NOTHING BUT PREDICTABLE

An Opinion By Jan Bergemann 
President, Cyber Citizens For Justice, Inc.

Published August 19, 2017

 

I have said it all along: Division Chief Arbitrator James Earl is easily predictable. He just loves to put his own "spin" on laws, especially if these laws are new and have not been interpreted yet in a court of law. He obviously feels a lot more important than he really is. In my opinion he is clearly ignoring the wording of the new law regulating the condo recall process.

 

Remember my Op-Ed dated August 3, 2017 headlined: "WHY DO ATTORNEYS DON'T READ -- OR UNDERSTAND -- NEW LAWS?"

 

The laws regarding the recall process in condominiums have changed -- like it or not!

 

In my opinion -- and that of the Florida Legislature -- the new laws created by HB 1237 are effective since July 1, 2017 -- and the new procedures have to be used -- or are all these attorneys and arbitrators above the law? It seems that way reading the correspondence between the association attorney and Chief Arbitrator James Earl in the SUNBROOK RECALL ARBITRATION case..
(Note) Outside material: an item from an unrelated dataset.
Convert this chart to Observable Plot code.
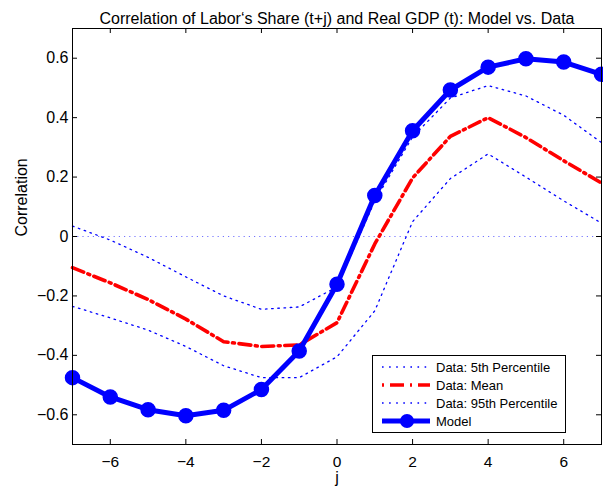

As predicted, the Division hasn't updated the Florida Administrative Code in a timely manner -- we all know that they are slower than snails when it comes to do the necessary work they are being paid to do. But the fact that Chief Arbitrator James Earl even dares to quote the old, outdated Florida Administrative Code in his  ORDER REQUIRING ANSWER dated August 14, 2017 in the Sunbrook Condominium Association Inc. recall arbitration case is in my opinion a clear affront of Florida's legislators. In my opinion Earl's Order reads: " I don't care about the new laws enacted by Florida's legislature. I use the laws as I see fit, no matter what new laws were enacted by the legislature."

 

There is absolutely no discussion that the law regarding the condo recall process has changed -- and the new law clearly states: "EFFECTIVE IMMEDIATELY." The former paragraph 3. of FS 718.112(2)9j) was removed -- or actually deleted. That was the paragraph that regulated the fact that the board was actually allowed to vote to certify or not to certify the recall at a specially called board meeting. This paragraph is no longer in FS 718. There is no more certification requirement in the newly worded recall provisions.

 

Paragraph 2. now says: "Such member or members shall be recalled effective immediately ....". I am not quite sure how even the "smartest" lawyer can interpret the word "immediately" other than this definition found in Black's Law Dictionary: "The words ‘forthwith’ and ‘immediately ’ have the same meaning. They are stronger than the expression ‘within a reasonable time.’ and imply prompt, vigorous action, without any delay, and whether there has been such action is a question of fact, having regard to the circumstances of the particular case.”
 

In my opinion the Miami/Dade Grand Jury Report was not strong enough when it stated: "Unfortunately, the [Department of Business and Professional Regulation, or DBPR] seems ill-suited to resolve, correct or prevent many of the recurring problems that have been brought to their attention."

 

Many condo owners complain that there is nobody here in Florida enforcing the laws regulating condominiums.

 

AND THEY ARE CORRECT!

 

To me it's obvious that the Division of Florida Condominiums, Timeshares and Mobile Homes is failing to do what they are being tasked to do. And if Florida's legislators create new owner-friendly laws the Division obviously fails to recognize it -- and fails to act accordingly.

 

In my opinion it's about time that Chief Arbitrator James Earl goes the same way his predecessor Karl Scheuerman went: "OUT OF THE DOOR."